Within the Mexican fast-food market, Naugles has two key competitors: Del Taco and Taco Bell. But Taco Bell dwarfs both Naugles and Del Taco, and its exclusively Mexican menu tends to appeal to a different niche. This leaves Naugles and Del Taco battling for the same consumers.


“Naugles has only recently realized that they will have to be a little smarter about their marketing. It’s about time,” says Wayne Armstrong, president of Del Taco.

On the advertising front, Naugles has a lot of catching-up to do. Del Taco will spend about $3 million on advertising this year, primarily in Southern California. Taco Bell is expected to spend nearly $50 million nationwide.

Considering Advertisements

Butler acknowledges that he is considering advertisements for Naugles and has talked to advertising agency representatives, but declines to discuss the potential campaign.

In the meantime, Butler says, “I’d rather put more food on the customer’s plate than dish money out to the media.”

Before Naugles advertises it needs a clearer image of itself, critics say. It has to offer something unique--besides good food--to its customers, analysts agree. Naugles is generally recognized by industry analysts for selling some of the best fast-food products on the market. It does not use processed cheese, while some competitors do. Even its soft drinks are blended in a special manner that keeps them carbonated longer.

But while Butler struggles with changes at Naugles, his eyes gleam as he contemplates the delicatessen concept he’s been testing. Using his own money, he opened the first Herschel’s in 1983, which combines a deli menu with an art deco setting, in San Bernardino. Another one was recently opened in Fullerton, and a third opened last week in Troy, Mich.


The restaurants, which cost about $1.4 million each to build, have caught the public’s fancy. The first two restaurants are expected to post combined second-year sales of nearly $5 million, Butler says.

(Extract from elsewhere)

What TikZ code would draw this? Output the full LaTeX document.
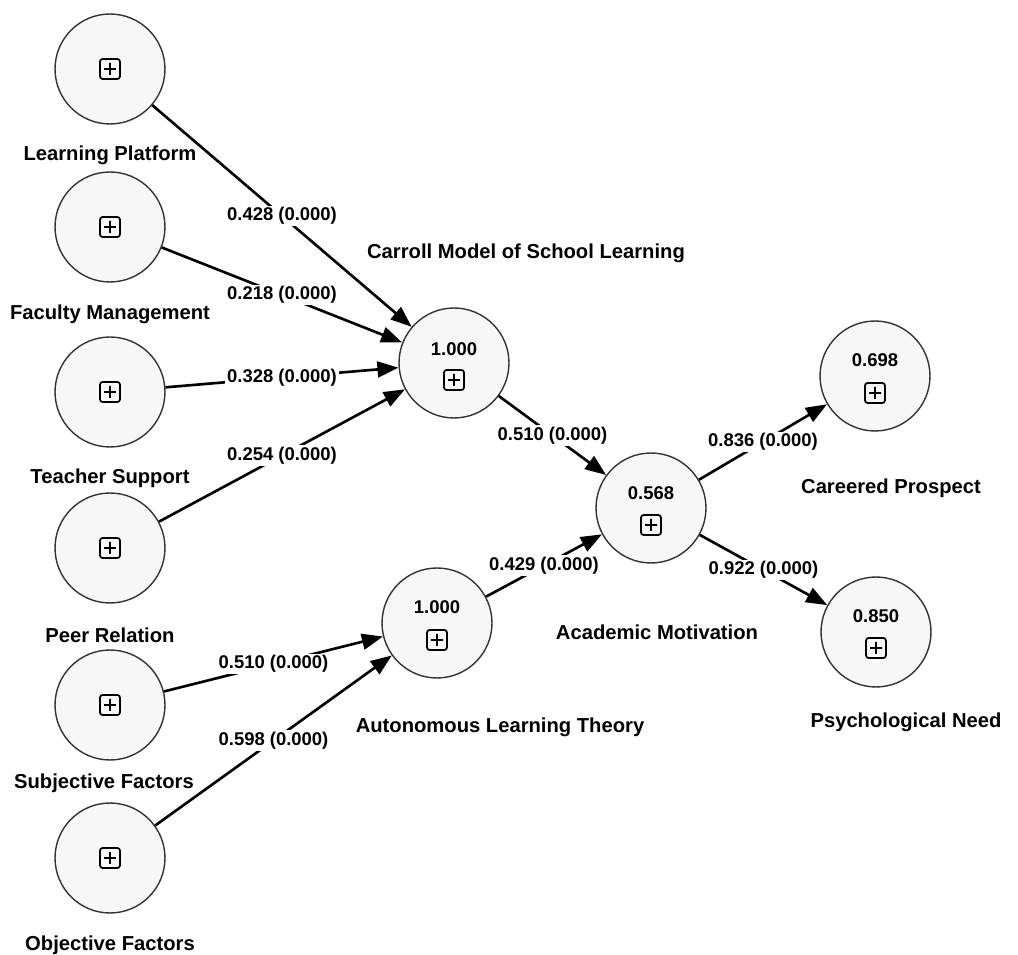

With Herschel’s, Butler is offering the “something different” that critics claim is missing from Naugles. Herschel’s has atmosphere aplenty. It is big, bright and offers everything from a fresh bakery to a soda fountain with a 1950s look.

He says he’d prefer to keep the company private and add five more Herschel’s this year and eight more in 1986. The new chain’s name, which is the Yiddish equivalent of his first name, reflects how close Harold Butler feels to this latest endeavor.

And, Butler said, Herschel’s will almost certainly be his final fling in the restaurant industry--one last mark he can leave upon an industry that already bears his imprint.

“I make a living out of feeding people,” he said. “It is all I want to do.”